Using previews for easier development and debugging#

To make interactive development easier without having to call eval() after each step, it is possible to preview the result of a DataOp by passing a value along with its name when creating a variable.

>>> import skrub
>>> a = skrub.var("a", 10) # we pass the value 10 in addition to the name
>>> b = skrub.var("b", 6)
>>> c = a + b
>>> c  # now the display of c includes a preview of the result
<BinOp: add>
Result:
―――――――
16

Previews are eager computations on the current data, and since they are computed immediately they can spot errors early on:

>>> import pandas as pd
>>> df = pd.DataFrame({"col": [1, 2, 3]})
>>> a = skrub.var("a", df)  # we pass the DataFrame as a value

Next, we use the pandas drop column and try to drop a column without specifying the axis:

>>> a.drop("col")
Traceback (most recent call last):
    ...
RuntimeError: Evaluation of '.drop()' failed.
You can see the full traceback above. The error message was:
KeyError: "['col'] not found in axis"

Note that seeing results for the values we provided does not change the fact that we are building a pipeline that we want to reuse, not just computing the result for a fixed input. The displayed result is only preview of the output on one example dataset.

>>> c.skb.eval({"a": 3, "b": 2})
5

It is not necessary to provide a value for every variable: it is however advisable to do so when possible, as it allows to catch errors early on.

Disabling previews and eager checks#

By default, as soon as a DataOp is defined, some validity checks are performed and the preview results are computed eagerly. In very complex DataOps plans (100+ nodes), running checks after adding each node can cause a noticeable overhead.
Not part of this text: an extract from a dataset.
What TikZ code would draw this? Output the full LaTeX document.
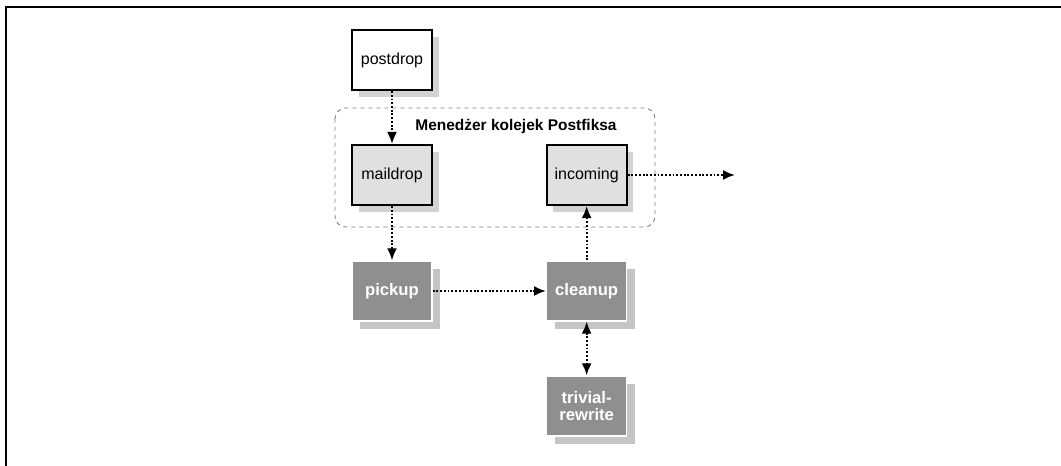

To avoid this, it is possible to disable eager checks with the "eager_data_ops" is easily achieved with the "eager_data_ops" configuration option.

>>> with skrub.config_context(eager_data_ops=False):
...     # no checks are performed when b is defined so no error in the line below:
...     b = skrub.var('a', 1) + skrub.var('a', 2)
...     # checks are still performed (once) before the DataOp is actually used so
...     # evaluating the DataOp, using .skb.make_learner() etc _would_ still raise:
...     # b.skb.eval() ## raises ValueError: Choice and node names must be unique.
>>> b # Note there is no preview, even though we provided values for the variables
<BinOp: add>